── SUPPLIED INFORMATION

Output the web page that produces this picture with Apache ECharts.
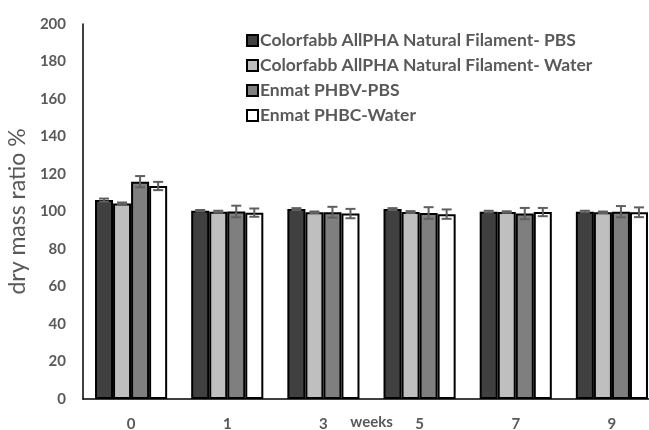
<!DOCTYPE html>
<html>
<head>
<meta charset="utf-8">
<script src="https://cdn.jsdelivr.net/npm/echarts@6/dist/echarts.min.js"></script>
<style>
  html, body { margin: 0; padding: 0; background: #fff; }
  #chart { width: 649px; height: 430px; }
</style>
</head>
<body>
<div id="chart"></div>
<script>
// Sampling times (weeks)
const weeks = ['0', '1', '3', '5', '7', '9'];

// Series names
const seriesNames = [
  'Colorfabb AllPHA Natural Filament- PBS',
  'Colorfabb AllPHA Natural Filament- Water',
  'Enmat PHBV-PBS',
  'Enmat PHBC-Water'
];

// Mean dry mass ratio (%)
const colorfabbPBS   = [106.1, 100.4, 101.3, 101.3, 99.9, 99.9];
const colorfabbWater = [104.3, 99.9, 99.6, 99.7, 99.7, 99.6];
const enmatPBS       = [115.9, 100.0, 99.6, 99.2, 98.9, 99.9];
const enmatWater     = [113.6, 99.4, 98.9, 98.6, 99.7, 99.6];

// Standard deviations
const colorfabbPBSErr   = [0.8, 0.4, 0.5, 0.5, 0.5, 0.5];
const colorfabbWaterErr = [0.5, 0.5, 0.4, 0.5, 0.4, 0.4];
const enmatPBSErr       = [3.0, 3.1, 2.9, 3.1, 3.0, 3.0];
const enmatWaterErr     = [2.2, 2.2, 2.5, 2.5, 2.2, 2.6];

// Y axis ticks
const yMin = 0, yMax = 200, yStep = 20;

const means = [colorfabbPBS, colorfabbWater, enmatPBS, enmatWater];
const errs = [colorfabbPBSErr, colorfabbWaterErr, enmatPBSErr, enmatWaterErr];
const fills = ['#404040', '#bfbfbf', '#7f7f7f', '#ffffff'];
const textColor = '#595959';
const font = 'Lato';
const categoryGap = 0.25;

const barSeries = means.map((vals, i) => ({
  name: seriesNames[i],
  type: 'bar',
  data: vals,
  barGap: '0%',
  barCategoryGap: (categoryGap * 100) + '%',
  itemStyle: { color: fills[i], borderColor: '#000', borderWidth: 2 },
  z: 2
}));

// Error bars drawn on top of each bar
const errData = [];
means.forEach((vals, s) => {
  vals.forEach((v, c) => errData.push([c, v, errs[s][c], s]));
});

const errorSeries = {
  type: 'custom',
  name: 'err',
  z: 5,
  data: errData,
  renderItem: function (params, api) {
    const c = api.value(0), v = api.value(1), e = api.value(2), s = api.value(3);
    const band = api.size([1, 0])[0];
    const bw = band * (1 - categoryGap) / 4;
    const base = api.coord([c, v]);
    const x = base[0] + (s - 1.5) * bw;
    const hi = api.coord([c, v + e])[1];
    const lo = api.coord([c, v - e])[1];
    const cap = 5;
    const style = { stroke: '#5f5f5f', lineWidth: 2, fill: null };
    return {
      type: 'group',
      children: [
        { type: 'line', shape: { x1: x, y1: hi, x2: x, y2: lo }, style: style },
        { type: 'line', shape: { x1: x - cap, y1: hi, x2: x + cap, y2: hi }, style: style },
        { type: 'line', shape: { x1: x - cap, y1: lo, x2: x + cap, y2: lo }, style: style }
      ]
    };
  }
};

const chart = echarts.init(document.getElementById('chart'), null, { renderer: 'canvas' });
chart.setOption({
  animation: false,
  backgroundColor: '#fff',
  grid: { left: 83, top: 24, height: 375, width: 577, containLabel: false, outerBoundsMode: 'none' },
  legend: {
    data: seriesNames,
    orient: 'vertical',
    left: 241,
    top: 25.5,
    itemWidth: 11,
    itemHeight: 11,
    itemGap: 5,
    icon: 'rect',
    textStyle: { color: textColor, fontFamily: font, fontWeight: 'bold', fontSize: 17.5, lineHeight: 20, padding: [0, 0, 0, -3] }
  },
  xAxis: {
    type: 'category',
    data: weeks,
    axisLine: { lineStyle: { color: '#000', width: 1.5 } },
    axisTick: { show: false },
    axisLabel: { color: textColor, fontFamily: font, fontWeight: 'bold', fontSize: 15, margin: 18 },
    name: 'weeks',
    nameLocation: 'middle',
    nameGap: 16,
    nameMoveOverlap: false,
    nameTextStyle: { color: textColor, fontFamily: font, fontWeight: 'bold', fontSize: 15 }
  },
  yAxis: {
    type: 'value',
    min: yMin,
    max: yMax,
    interval: yStep,
    axisLine: { show: true, lineStyle: { color: '#000', width: 1.5 } },
    axisTick: { show: false },
    splitLine: { show: false },
    axisLabel: { color: textColor, fontFamily: font, fontWeight: 'bold', fontSize: 15, margin: 17 },
    name: 'dry mass ratio %',
    nameLocation: 'middle',
    nameGap: 45,
    nameRotate: 90,
    nameTextStyle: { color: textColor, fontFamily: font, fontSize: 23 }
  },
  series: barSeries.concat([errorSeries])
});
</script>
</body>
</html>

────

▶ _THE TASK_
Without the pictures, write out the whole listing above exactly as it appears.

▶ _EXERCISE RESPONSE_
Output the web page that produces this picture with Apache ECharts.
<!DOCTYPE html>
<html>
<head>
<meta charset="utf-8">
<script src="https://cdn.jsdelivr.net/npm/echarts@6/dist/echarts.min.js"></script>
<style>
  html, body { margin: 0; padding: 0; background: #fff; }
  #chart { width: 649px; height: 430px; }
</style>
</head>
<body>
<div id="chart"></div>
<script>
// Sampling times (weeks)
const weeks = ['0', '1', '3', '5', '7', '9'];

// Series names
const seriesNames = [
  'Colorfabb AllPHA Natural Filament- PBS',
  'Colorfabb AllPHA Natural Filament- Water',
  'Enmat PHBV-PBS',
  'Enmat PHBC-Water'
];

// Mean dry mass ratio (%)
const colorfabbPBS   = [106.1, 100.4, 101.3, 101.3, 99.9, 99.9];
const colorfabbWater = [104.3, 99.9, 99.6, 99.7, 99.7, 99.6];
const enmatPBS       = [115.9, 100.0, 99.6, 99.2, 98.9, 99.9];
const enmatWater     = [113.6, 99.4, 98.9, 98.6, 99.7, 99.6];

// Standard deviations
const colorfabbPBSErr   = [0.8, 0.4, 0.5, 0.5, 0.5, 0.5];
const colorfabbWaterErr = [0.5, 0.5, 0.4, 0.5, 0.4, 0.4];
const enmatPBSErr       = [3.0, 3.1, 2.9, 3.1, 3.0, 3.0];
const enmatWaterErr     = [2.2, 2.2, 2.5, 2.5, 2.2, 2.6];

// Y axis ticks
const yMin = 0, yMax = 200, yStep = 20;

const means = [colorfabbPBS, colorfabbWater, enmatPBS, enmatWater];
const errs = [colorfabbPBSErr, colorfabbWaterErr, enmatPBSErr, enmatWaterErr];
const fills = ['#404040', '#bfbfbf', '#7f7f7f', '#ffffff'];
const textColor = '#595959';
const font = 'Lato';
const categoryGap = 0.25;

const barSeries = means.map((vals, i) => ({
  name: seriesNames[i],
  type: 'bar',
  data: vals,
  barGap: '0%',
  barCategoryGap: (categoryGap * 100) + '%',
  itemStyle: { color: fills[i], borderColor: '#000', borderWidth: 2 },
  z: 2
}));

// Error bars drawn on top of each bar
const errData = [];
means.forEach((vals, s) => {
  vals.forEach((v, c) => errData.push([c, v, errs[s][c], s]));
});

const errorSeries = {
  type: 'custom',
  name: 'err',
  z: 5,
  data: errData,
  renderItem: function (params, api) {
    const c = api.value(0), v = api.value(1), e = api.value(2), s = api.value(3);
    const band = api.size([1, 0])[0];
    const bw = band * (1 - categoryGap) / 4;
    const base = api.coord([c, v]);
    const x = base[0] + (s - 1.5) * bw;
    const hi = api.coord([c, v + e])[1];
    const lo = api.coord([c, v - e])[1];
    const cap = 5;
    const style = { stroke: '#5f5f5f', lineWidth: 2, fill: null };
    return {
      type: 'group',
      children: [
        { type: 'line', shape: { x1: x, y1: hi, x2: x, y2: lo }, style: style },
        { type: 'line', shape: { x1: x - cap, y1: hi, x2: x + cap, y2: hi }, style: style },
        { type: 'line', shape: { x1: x - cap, y1: lo, x2: x + cap, y2: lo }, style: style }
      ]
    };
  }
};

const chart = echarts.init(document.getElementById('chart'), null, { renderer: 'canvas' });
chart.setOption({
  animation: false,
  backgroundColor: '#fff',
  grid: { left: 83, top: 24, height: 375, width: 577, containLabel: false, outerBoundsMode: 'none' },
  legend: {
    data: seriesNames,
    orient: 'vertical',
    left: 241,
    top: 25.5,
    itemWidth: 11,
    itemHeight: 11,
    itemGap: 5,
    icon: 'rect',
    textStyle: { color: textColor, fontFamily: font, fontWeight: 'bold', fontSize: 17.5, lineHeight: 20, padding: [0, 0, 0, -3] }
  },
  xAxis: {
    type: 'category',
    data: weeks,
    axisLine: { lineStyle: { color: '#000', width: 1.5 } },
    axisTick: { show: false },
    axisLabel: { color: textColor, fontFamily: font, fontWeight: 'bold', fontSize: 15, margin: 18 },
    name: 'weeks',
    nameLocation: 'middle',
    nameGap: 16,
    nameMoveOverlap: false,
    nameTextStyle: { color: textColor, fontFamily: font, fontWeight: 'bold', fontSize: 15 }
  },
  yAxis: {
    type: 'value',
    min: yMin,
    max: yMax,
    interval: yStep,
    axisLine: { show: true, lineStyle: { color: '#000', width: 1.5 } },
    axisTick: { show: false },
    splitLine: { show: false },
    axisLabel: { color: textColor, fontFamily: font, fontWeight: 'bold', fontSize: 15, margin: 17 },
    name: 'dry mass ratio %',
    nameLocation: 'middle',
    nameGap: 45,
    nameRotate: 90,
    nameTextStyle: { color: textColor, fontFamily: font, fontSize: 23 }
  },
  series: barSeries.concat([errorSeries])
});
</script>
</body>
</html>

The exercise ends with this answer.